Namun, pihak berwenang Hamas di Rafah menolak deskripsi penjajah Israel mengenai operasi mereka yang ‘terbatas’ di Rafah dan menyebutnya sebagai kebohongan.
Warga dan petugas medis di Rafah menyampaikan serangan penjajah Israel di dekat sebuah masjid pada tanggal 9 Mei 2024, waktu Palestina menewaskan sedikitnya 3 orang dan melukai yang lainnya di lingkungan timur.
Video dari lokasi kejadian menunjukkan menara tergeletak di reruntuhan dan 2 jenazah terbungkus selimut.
Mereka juga mengatakan serangan udara penjajah Israel terhadap 2 rumah di lingkungan Sabra di Rafah menewaskan sedikitnya 12 orang, termasuk dengan wanita dan anak-anak.
Kritikus memperingatkan serangan besar-besaran penjajah Israel di Rafah akan mengakibatkan bencana kemanusiaan dikarenakan lebih dari 1 juta orang berlindung di wilayah itu.
Sementara itu, Inggris, yang merupakan sekutu utama dan pendukung militer tentara penjajah Israel, menggembar-gemborkan bantuan udara yang terbatas dan banyak dikritik di Jalur Gaza karena memiliki dampak yang luar biasa dalam menyelamatkan warga Palestina.

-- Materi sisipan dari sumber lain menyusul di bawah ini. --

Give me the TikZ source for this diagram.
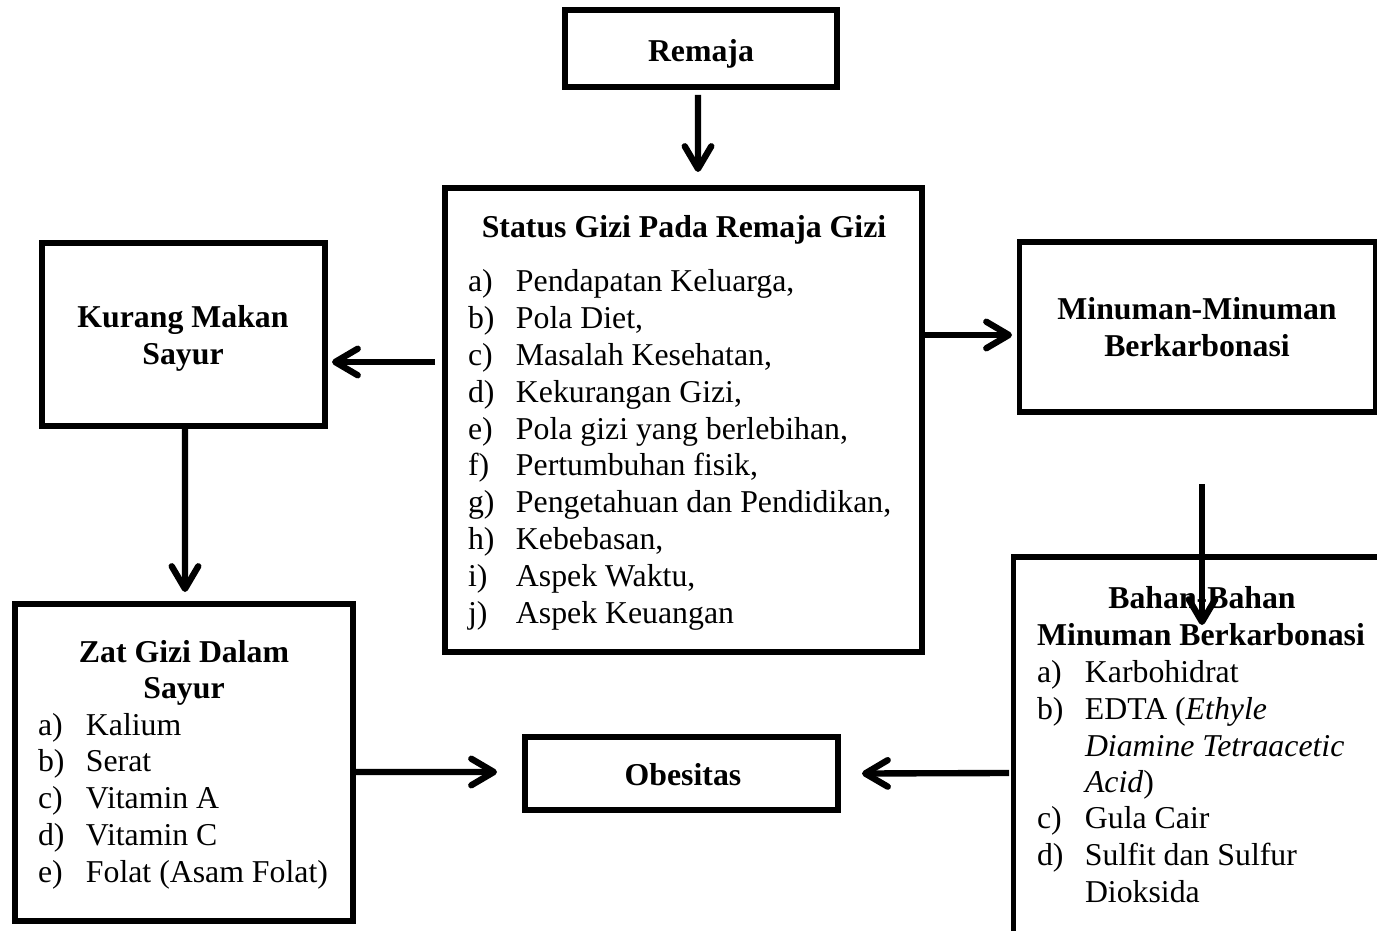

Grant Shapps, Menteri Pertahanan Inggris, menyampaikan dalam sebuah postingan di X, jika militer penjajah Israel menyelesaikan 11 pengiriman bantuan dan memberikan 111 ton bantuan.

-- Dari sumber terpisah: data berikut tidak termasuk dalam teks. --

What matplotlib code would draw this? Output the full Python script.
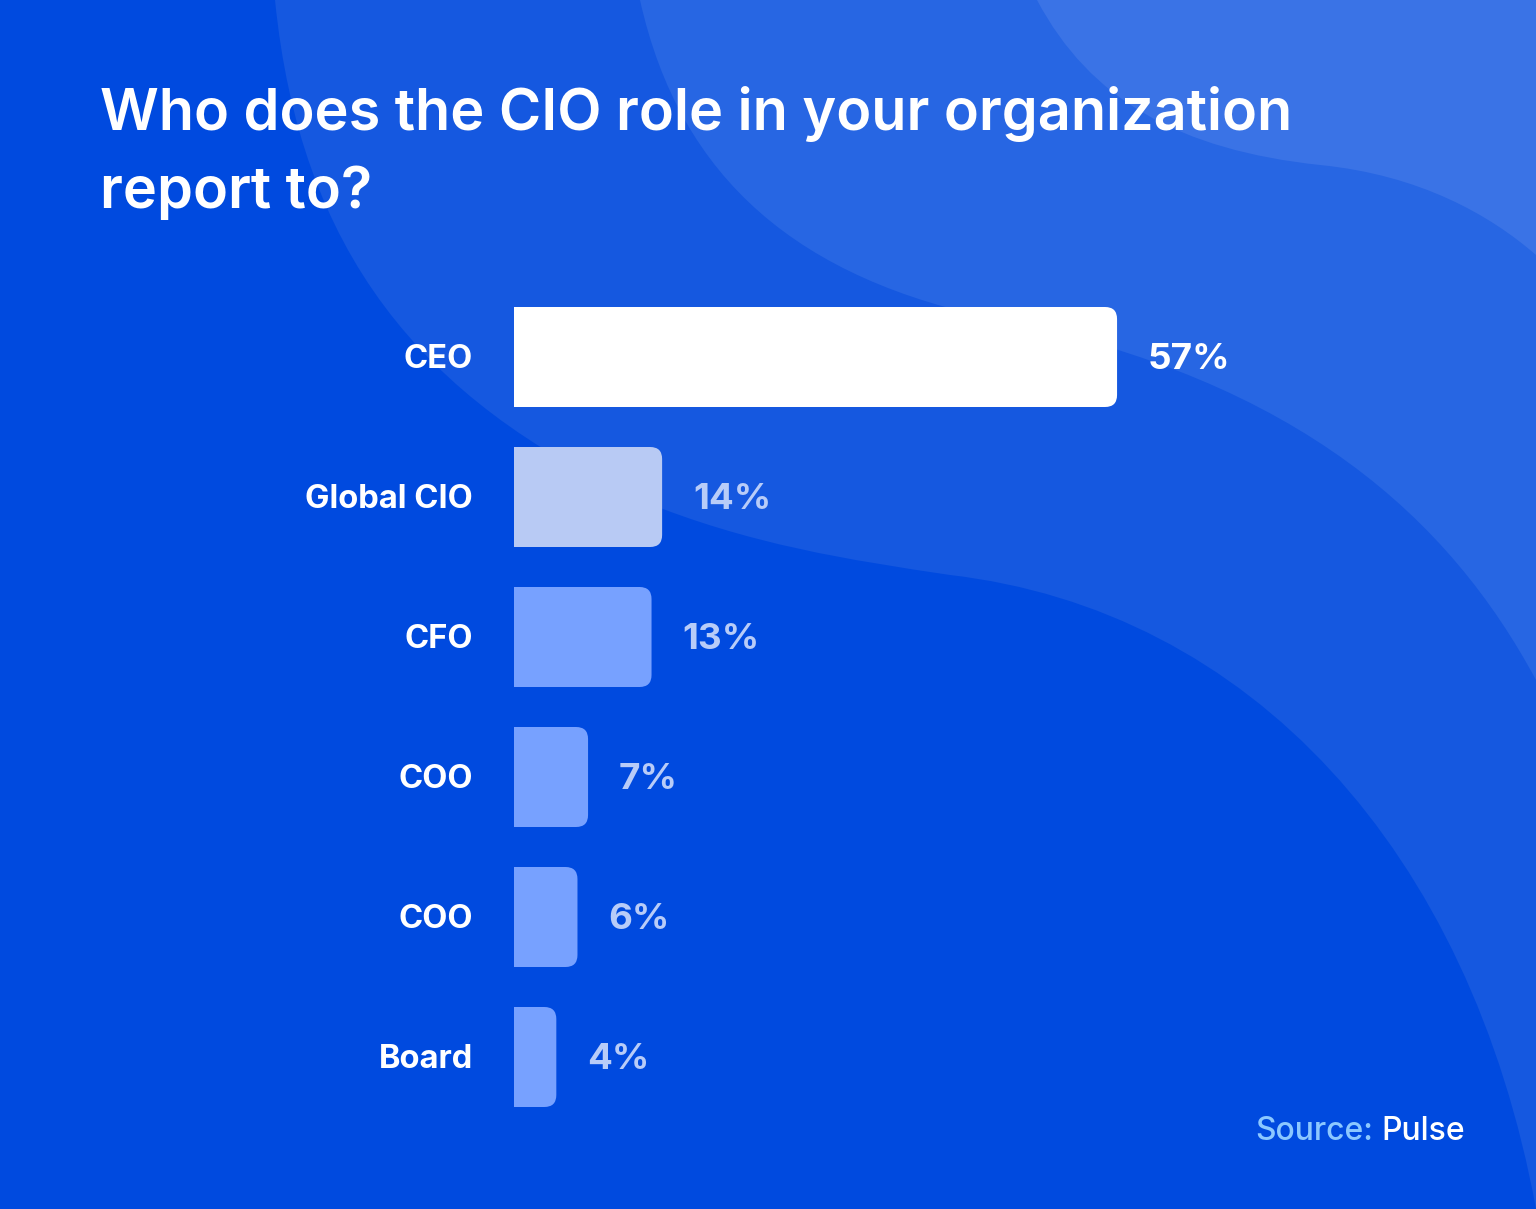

Sebelumnya, PBB dan sejumlah organisasi internasional mengatakan satu-satunya cara yang layak untuk memberikan bantuan yang menyelamatkan jiwa kepada warga Palestina di Jalur Gaza adalah dengan melalui penyeberangan darat, yang kini hampir semuanya telah ditutup oleh militer penjajah Israel ketika mereka menyerbu Rafah.

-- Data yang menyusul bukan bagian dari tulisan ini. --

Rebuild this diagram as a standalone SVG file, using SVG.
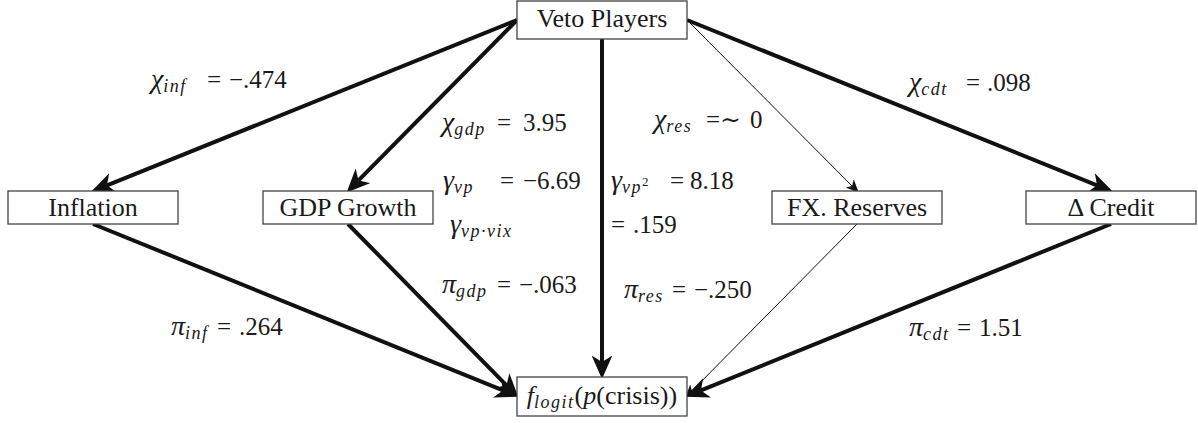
<svg xmlns="http://www.w3.org/2000/svg" width="1198" height="423" viewBox="0 0 1198 423">
<style>
.box{fill:#fff;stroke:#444;stroke-width:1.3}
.lbl{font-family:'Liberation Serif','DejaVu Serif',serif;font-size:26px;fill:#1a1a1a;text-anchor:middle}
.m{font-family:'Liberation Serif','DejaVu Serif',serif;font-size:25px;fill:#1a1a1a}
.i{font-style:italic}
.g{font-style:italic;font-size:28px}
.s{font-size:18px;font-style:italic;letter-spacing:1.5px}
.ss{font-size:13px}
.thick{fill:none;stroke:#111;stroke-width:4}
.thin{fill:none;stroke:#111;stroke-width:1}
</style>
<defs>
<marker id="ah" markerUnits="userSpaceOnUse" markerWidth="26" markerHeight="21" viewBox="0 0 20 16" refX="5" refY="8" orient="auto">
<path d="M0,0 L18,8 L0,16 L5,8 z" fill="#111"/>
</marker>
<marker id="ahs" markerUnits="userSpaceOnUse" markerWidth="14" markerHeight="12" viewBox="0 0 12 10" refX="3" refY="5" orient="auto">
<path d="M0,0 L11,5 L0,10 L3,5 z" fill="#111"/>
</marker>
</defs>
<g id="connectors">
<path class="thick" d="M517,20 L107,185.3" marker-end="url(#ah)"/>
<path class="thick" d="M517,20 L358.5,180.4" marker-end="url(#ah)"/>
<path class="thick" d="M602,39 L602,362" marker-end="url(#ah)"/>
<path class="thin" d="M687,20 L852.1,186" marker-end="url(#ahs)"/>
<path class="thick" d="M687,20 L1097,185.3" marker-end="url(#ah)"/>
<path class="thick" d="M93,224 L503,390.4" marker-end="url(#ah)"/>
<path class="thick" d="M348,224 L506.5,385.3" marker-end="url(#ah)"/>
<path class="thin" d="M857,224 L691.9,391" marker-end="url(#ahs)"/>
<path class="thick" d="M1111,224 L701,390.4" marker-end="url(#ah)"/>
</g>
<g id="veto"><rect class="box" x="517" y="1" width="170" height="38"/><text class="lbl" x="602" y="27">Veto Players</text></g>
<g id="inflation"><rect class="box" x="8" y="191" width="170" height="33"/><text class="lbl" x="93" y="216">Inflation</text></g>
<g id="gdp"><rect class="box" x="263" y="191" width="170" height="33"/><text class="lbl" x="348" y="216">GDP Growth</text></g>
<g id="fx"><rect class="box" x="772" y="191" width="170" height="33"/><text class="lbl" x="857" y="216">FX. Reserves</text></g>
<g id="credit"><rect class="box" x="1026" y="191" width="170" height="33"/><text class="lbl" x="1111" y="216">Δ Credit</text></g>
<g id="crisis"><rect class="box" x="517" y="377" width="170" height="39"/><text class="lbl" x="602" y="404"><tspan class="i">f</tspan><tspan class="s" dy="4">logit</tspan><tspan dy="-4">(</tspan><tspan class="i">p</tspan>(crisis))</text></g>
<g id="labels">
<text class="m" x="151" y="88"><tspan class="g">χ</tspan><tspan class="s" dy="4">inf</tspan><tspan x="207" dy="-4">=</tspan><tspan x="229">−.474</tspan></text>
<text class="m" x="442" y="131"><tspan class="g">χ</tspan><tspan class="s" dy="4">gdp</tspan><tspan x="497" dy="-4">=</tspan><tspan x="523">3.95</tspan></text>
<text class="m" x="654" y="128"><tspan class="g">χ</tspan><tspan class="s" dy="4">res</tspan><tspan x="706" dy="-4">=∼</tspan><tspan x="750">0</tspan></text>
<text class="m" x="909" y="91"><tspan class="g">χ</tspan><tspan class="s" dy="4">cdt</tspan><tspan x="966" dy="-4">=</tspan><tspan x="987">.098</tspan></text>
<text class="m" x="443" y="189"><tspan class="g">γ</tspan><tspan class="s" dy="4">vp</tspan><tspan x="500" dy="-4">=</tspan><tspan x="523">−6.69</tspan></text>
<text class="m" x="611" y="189"><tspan class="g">γ</tspan><tspan class="s" dy="4">vp</tspan><tspan class="ss" dy="-7">2</tspan><tspan x="670" dy="3">=</tspan><tspan x="690">8.18</tspan></text>
<text class="m" x="450" y="233"><tspan class="g">γ</tspan><tspan class="s" dy="4">vp·vix</tspan></text>
<text class="m" x="611" y="233">=<tspan x="633">.159</tspan></text>
<text class="m" x="442" y="293"><tspan class="g">π</tspan><tspan class="s" dy="4">gdp</tspan><tspan x="497" dy="-4">=</tspan><tspan x="519">−.063</tspan></text>
<text class="m" x="171" y="335"><tspan class="g">π</tspan><tspan class="s" dy="4">inf</tspan><tspan x="217" dy="-4">=</tspan><tspan x="239">.264</tspan></text>
<text class="m" x="624" y="298"><tspan class="g">π</tspan><tspan class="s" dy="4">res</tspan><tspan x="672" dy="-4">=</tspan><tspan x="694">−.250</tspan></text>
<text class="m" x="909" y="336"><tspan class="g">π</tspan><tspan class="s" dy="4">cdt</tspan><tspan x="957" dy="-4">=</tspan><tspan x="979">1.51</tspan></text>
</g>
</svg>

Sementara itu, Hillary Clinton, yang merupakan politisi Amerika Serikat, menyampaikan ribuan mahasiwa dan dosen yang melakukan protes di sejumlah universitas di Amerika Serikat dan dunia mendapatkan informasi yang salah tentang penjajah Israel dan Palestina.
“Propaganda, baik di media sosial atau di ruang kelas, sebenarnya adalah kebalikan dari pendidikan,” ungkapnya. (*/Mey)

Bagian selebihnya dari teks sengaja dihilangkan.